»»

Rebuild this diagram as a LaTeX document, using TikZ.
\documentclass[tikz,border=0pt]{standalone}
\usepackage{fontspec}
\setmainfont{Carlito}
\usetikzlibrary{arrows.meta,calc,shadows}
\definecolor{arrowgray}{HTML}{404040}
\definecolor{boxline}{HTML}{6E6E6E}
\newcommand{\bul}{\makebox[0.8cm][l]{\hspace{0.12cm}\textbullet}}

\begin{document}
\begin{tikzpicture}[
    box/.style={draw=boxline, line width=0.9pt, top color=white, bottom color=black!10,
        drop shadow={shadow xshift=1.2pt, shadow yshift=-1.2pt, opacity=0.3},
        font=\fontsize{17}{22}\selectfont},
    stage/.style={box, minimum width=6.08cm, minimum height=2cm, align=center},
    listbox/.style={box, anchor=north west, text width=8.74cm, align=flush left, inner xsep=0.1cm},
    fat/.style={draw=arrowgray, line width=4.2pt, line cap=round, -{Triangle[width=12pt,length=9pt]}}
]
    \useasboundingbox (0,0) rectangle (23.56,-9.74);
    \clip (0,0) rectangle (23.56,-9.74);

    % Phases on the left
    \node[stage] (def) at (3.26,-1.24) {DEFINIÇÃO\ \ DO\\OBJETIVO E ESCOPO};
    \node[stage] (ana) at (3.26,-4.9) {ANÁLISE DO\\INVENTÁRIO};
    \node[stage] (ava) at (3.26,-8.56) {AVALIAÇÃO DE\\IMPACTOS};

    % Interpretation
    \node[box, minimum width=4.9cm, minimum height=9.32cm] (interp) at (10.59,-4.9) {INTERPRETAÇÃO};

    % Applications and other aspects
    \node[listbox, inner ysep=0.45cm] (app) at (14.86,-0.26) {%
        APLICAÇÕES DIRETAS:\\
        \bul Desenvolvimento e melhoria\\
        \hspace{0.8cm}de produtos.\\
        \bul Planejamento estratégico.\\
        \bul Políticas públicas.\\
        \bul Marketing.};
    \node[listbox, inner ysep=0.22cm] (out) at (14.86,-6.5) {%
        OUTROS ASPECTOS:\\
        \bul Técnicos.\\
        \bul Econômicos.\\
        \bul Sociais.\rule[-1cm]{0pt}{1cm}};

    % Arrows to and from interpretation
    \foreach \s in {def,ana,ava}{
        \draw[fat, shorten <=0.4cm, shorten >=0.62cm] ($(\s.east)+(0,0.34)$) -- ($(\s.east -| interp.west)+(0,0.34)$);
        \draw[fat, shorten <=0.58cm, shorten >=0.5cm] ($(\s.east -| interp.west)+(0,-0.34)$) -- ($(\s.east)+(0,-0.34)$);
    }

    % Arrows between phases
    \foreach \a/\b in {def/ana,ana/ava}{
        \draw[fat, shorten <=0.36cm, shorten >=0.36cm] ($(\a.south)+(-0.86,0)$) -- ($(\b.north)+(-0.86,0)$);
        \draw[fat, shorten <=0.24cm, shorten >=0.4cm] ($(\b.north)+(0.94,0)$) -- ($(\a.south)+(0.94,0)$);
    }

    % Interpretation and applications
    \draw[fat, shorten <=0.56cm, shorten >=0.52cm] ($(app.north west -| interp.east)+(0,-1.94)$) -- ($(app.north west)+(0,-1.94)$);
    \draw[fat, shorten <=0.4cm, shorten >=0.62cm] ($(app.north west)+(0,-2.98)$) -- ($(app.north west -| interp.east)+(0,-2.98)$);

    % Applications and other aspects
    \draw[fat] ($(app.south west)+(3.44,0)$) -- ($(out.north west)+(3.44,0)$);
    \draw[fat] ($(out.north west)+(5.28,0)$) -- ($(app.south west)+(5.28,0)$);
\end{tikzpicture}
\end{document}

««

• [Task goal]:
Write out the full listing exactly as given.

• [Reply]:
Rebuild this diagram as a LaTeX document, using TikZ.
\documentclass[tikz,border=0pt]{standalone}
\usepackage{fontspec}
\setmainfont{Carlito}
\usetikzlibrary{arrows.meta,calc,shadows}
\definecolor{arrowgray}{HTML}{404040}
\definecolor{boxline}{HTML}{6E6E6E}
\newcommand{\bul}{\makebox[0.8cm][l]{\hspace{0.12cm}\textbullet}}

\begin{document}
\begin{tikzpicture}[
    box/.style={draw=boxline, line width=0.9pt, top color=white, bottom color=black!10,
        drop shadow={shadow xshift=1.2pt, shadow yshift=-1.2pt, opacity=0.3},
        font=\fontsize{17}{22}\selectfont},
    stage/.style={box, minimum width=6.08cm, minimum height=2cm, align=center},
    listbox/.style={box, anchor=north west, text width=8.74cm, align=flush left, inner xsep=0.1cm},
    fat/.style={draw=arrowgray, line width=4.2pt, line cap=round, -{Triangle[width=12pt,length=9pt]}}
]
    \useasboundingbox (0,0) rectangle (23.56,-9.74);
    \clip (0,0) rectangle (23.56,-9.74);

    % Phases on the left
    \node[stage] (def) at (3.26,-1.24) {DEFINIÇÃO\ \ DO\\OBJETIVO E ESCOPO};
    \node[stage] (ana) at (3.26,-4.9) {ANÁLISE DO\\INVENTÁRIO};
    \node[stage] (ava) at (3.26,-8.56) {AVALIAÇÃO DE\\IMPACTOS};

    % Interpretation
    \node[box, minimum width=4.9cm, minimum height=9.32cm] (interp) at (10.59,-4.9) {INTERPRETAÇÃO};

    % Applications and other aspects
    \node[listbox, inner ysep=0.45cm] (app) at (14.86,-0.26) {%
        APLICAÇÕES DIRETAS:\\
        \bul Desenvolvimento e melhoria\\
        \hspace{0.8cm}de produtos.\\
        \bul Planejamento estratégico.\\
        \bul Políticas públicas.\\
        \bul Marketing.};
    \node[listbox, inner ysep=0.22cm] (out) at (14.86,-6.5) {%
        OUTROS ASPECTOS:\\
        \bul Técnicos.\\
        \bul Econômicos.\\
        \bul Sociais.\rule[-1cm]{0pt}{1cm}};

    % Arrows to and from interpretation
    \foreach \s in {def,ana,ava}{
        \draw[fat, shorten <=0.4cm, shorten >=0.62cm] ($(\s.east)+(0,0.34)$) -- ($(\s.east -| interp.west)+(0,0.34)$);
        \draw[fat, shorten <=0.58cm, shorten >=0.5cm] ($(\s.east -| interp.west)+(0,-0.34)$) -- ($(\s.east)+(0,-0.34)$);
    }

    % Arrows between phases
    \foreach \a/\b in {def/ana,ana/ava}{
        \draw[fat, shorten <=0.36cm, shorten >=0.36cm] ($(\a.south)+(-0.86,0)$) -- ($(\b.north)+(-0.86,0)$);
        \draw[fat, shorten <=0.24cm, shorten >=0.4cm] ($(\b.north)+(0.94,0)$) -- ($(\a.south)+(0.94,0)$);
    }

    % Interpretation and applications
    \draw[fat, shorten <=0.56cm, shorten >=0.52cm] ($(app.north west -| interp.east)+(0,-1.94)$) -- ($(app.north west)+(0,-1.94)$);
    \draw[fat, shorten <=0.4cm, shorten >=0.62cm] ($(app.north west)+(0,-2.98)$) -- ($(app.north west -| interp.east)+(0,-2.98)$);

    % Applications and other aspects
    \draw[fat] ($(app.south west)+(3.44,0)$) -- ($(out.north west)+(3.44,0)$);
    \draw[fat] ($(out.north west)+(5.28,0)$) -- ($(app.south west)+(5.28,0)$);
\end{tikzpicture}
\end{document}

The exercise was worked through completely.